Tag Archives: manufacturing

Connecting with manufacturing

Pima Community College has been at the center of several recent events aimed at building our relationships to the manufacturing sector of the economy. Here is a look at some of the ways PCC has been involved in connecting with businesses and development groups for the benefit of our students and the community:

ribbonTrane outside

  • PCC hosted the Acceleration Now! Tour at Downtown Campus on Oct. 3. The event was sponsored by Trane, which makes climate control solutions for homes and businesses. The tour is a 70-city trade show featuring the latest in heating, ventilation and air conditioning equipment. Originally, Tucson was not a tour destination, but Vice Chancellor of Facilities Bill Ward prevailed on Trane to make a stop here. The result was the tour’s best-attended event so far, as engineers, architects and business leaders joined PCC staff, administrators and faculty in an endeavor whose goals included raising the level of technical education for students and developing the most effective workforce of tomorrow. Hats off to PCC’s team that planned the event for a first-class operation.
  • In conjunction with the Acceleration Now! Tour stop, the College hosted a roundtable discussion featuring leaders of the National Coalition of Certification Centers (NC3), which connects businesses and schools to develop and sustain industry-recognized portable certifications in industries ranging from transportation to energy to aviation. [I’m proud to serve on NC3’s Board of Directors.] I moderated a discussion between PCC faculty and administrators and representatives of Trane, manufacturer W.W. Grainger and other companies. NC3 Executive Director Roger Tadajewski noted that 10,000 people retire every day in the U.S., and pointed out that in HVAC, for example, the average age of a technician is 55. “Where are we going to get the talent?” Roger asked, to fill the skills gaps that are widening in many occupations.
  • As part of the Southern Arizona Manufacturing Partnership’s Manufacturing Day event in Tucson, Downtown Campus hosted a tour of its Machine Tool Technology facilities and its Veterans Center. Attending the tour was Jennifer McNelly, president of the Manufacturing Institute, the non-profit affiliate of the National Association of Manufacturers. [I’m also proud to be a founding member of the education council of the Manufacturing Institute.] Veterans were the focus of the day’s activities. In a gathering at the Kino Veterans Center, three PCC student-veterans, ranging in age from their 20s to 68, shared how a PCC technical education has helped them sharpen their skills, find jobs or inspire them to start their own company.

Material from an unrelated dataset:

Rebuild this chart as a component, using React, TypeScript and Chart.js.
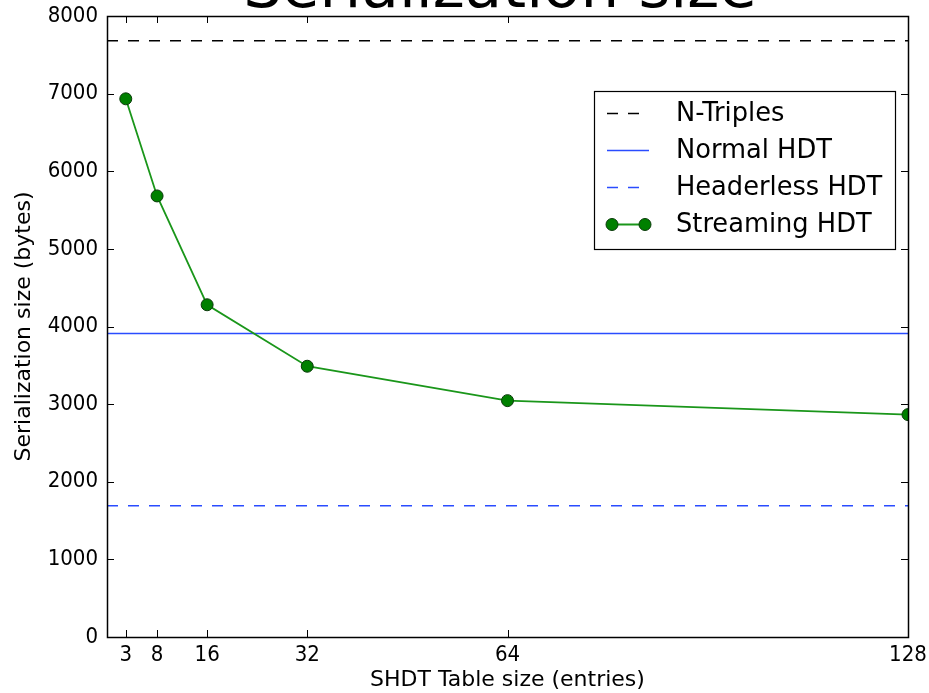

Manufacturing employs 155,000 people in Arizona and as Jennifer said last week, the sector is the lifeblood of towns across the U.S. PCC is committed to providing its students with the skills and opportunities to succeed in in this essential economic sector, and to support a workforce that can drive innovation and prosperity in our community.

Good news follows good deeds

Pima Community College and nearly 270 other community colleges across the nation received some very good news out of Washington on Monday. We are the winners of $450 million in federal grant money aimed at providing workers with the skills they need to get ahead.

In our case, PCC has been awarded $2.5 million to train workers for careers in aviation, mining and manufacturing. As I noted in the news release that went out yesterday, the award is recognition of our potential to develop Southern Arizona’s 21st century economy.

It is significant that this was a competitive grant. Thanks to the hard work of many, PCC has demonstrated that we can compete on a national level for critically important resources. As Labor Secretary Thomas E. Perez put it in an email to grant recipients, PCC now is part of “a community of forward-thinking and impassioned education professionals who are leading a movement to build opportunity and strengthen the skilled workforce we need for the future.”

Just as important, the job-training funds headed our way are intended to foster closer partnerships between community colleges and employers looking for skilled employees. Working in a more collaborative manner with business and industry is essential for PCC and all community colleges if we want to stay relevant in a rapidly changing economy. This grant will help us achieve that goal.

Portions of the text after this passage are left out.